Ceat trades at a market cap of Rs 630 crore, while the market value of its investment in group companies (such as KEC International, Zensar and CESC) is around Rs 445 crore.
Ceat's tyre business is trading at a market cap of less than a tenth of its sales and about 1.43 times operating profit if the market value of its investments is removed. Competitor MRF Tyres' market cap is about a third of its sales and 4.9 times operating profit.
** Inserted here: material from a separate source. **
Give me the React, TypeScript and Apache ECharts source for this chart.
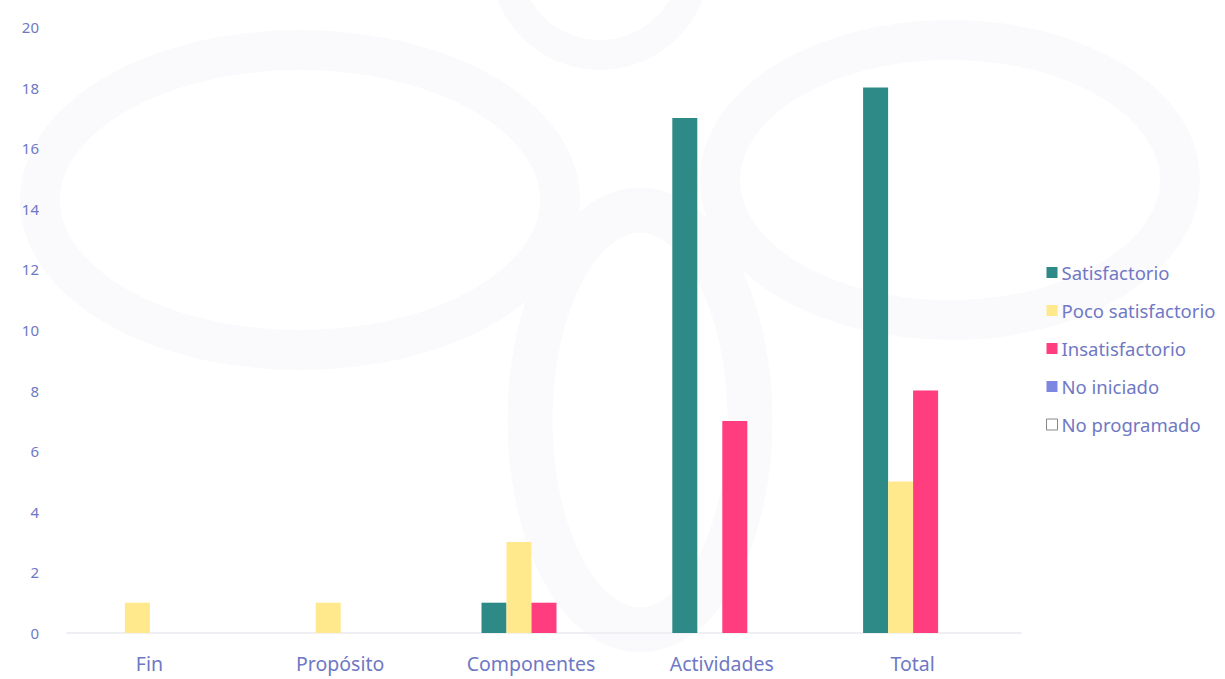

However, there is a question mark on the extent of value unlocking once the two businesses are separated. Holding companies (or investment companies that own group company shares) typically trade at a discount to their investment portfolios, as the market believes that these investments will never be sold.
 
Thus, the upside for shareholders of such companies comes from higher dividend outflows as there are hardly any capital gains to be made.
 
For example, Nalwa Sons, a Jindal group investment company trades at about 80 per cent discount to its investment portfolio. Even companies such as SRF Polymers and Vindhya Telelinks, trade at a discount to their investment portfolios, despite having an underlying business.
 
For the year ended FY07, Ceat's net sales went up 22 per cent, while operating profit was up 86.6 per cent. As a result, operating profit margin grew by over 200 basis points to about 6 per cent.
 
The company attributes the improved performance to increased sales of higher value products and effective cost management. Raw material to sales stayed at the same level of about 70 per cent, which is impressive considering that rubber costs have been 15 per cent higher on a y-o-y basis in FY07. Ceat management said it was because the company had hedged its rubber purchases.
 
Going forward, tyre demand is likely to be strong from both OEMs and the replacement market. Ceat Tyres will also sell 7 acres of land at its plant in Bhandup, Mumbai. Like other tyre makers, Ceat too will be introducing new products and set up a greenfield radial tyre plant.
 
While MRF trades at around 12 times trailing earnings, at about 16 times FY07 earnings, the near-term upside appear priced in for Ceat.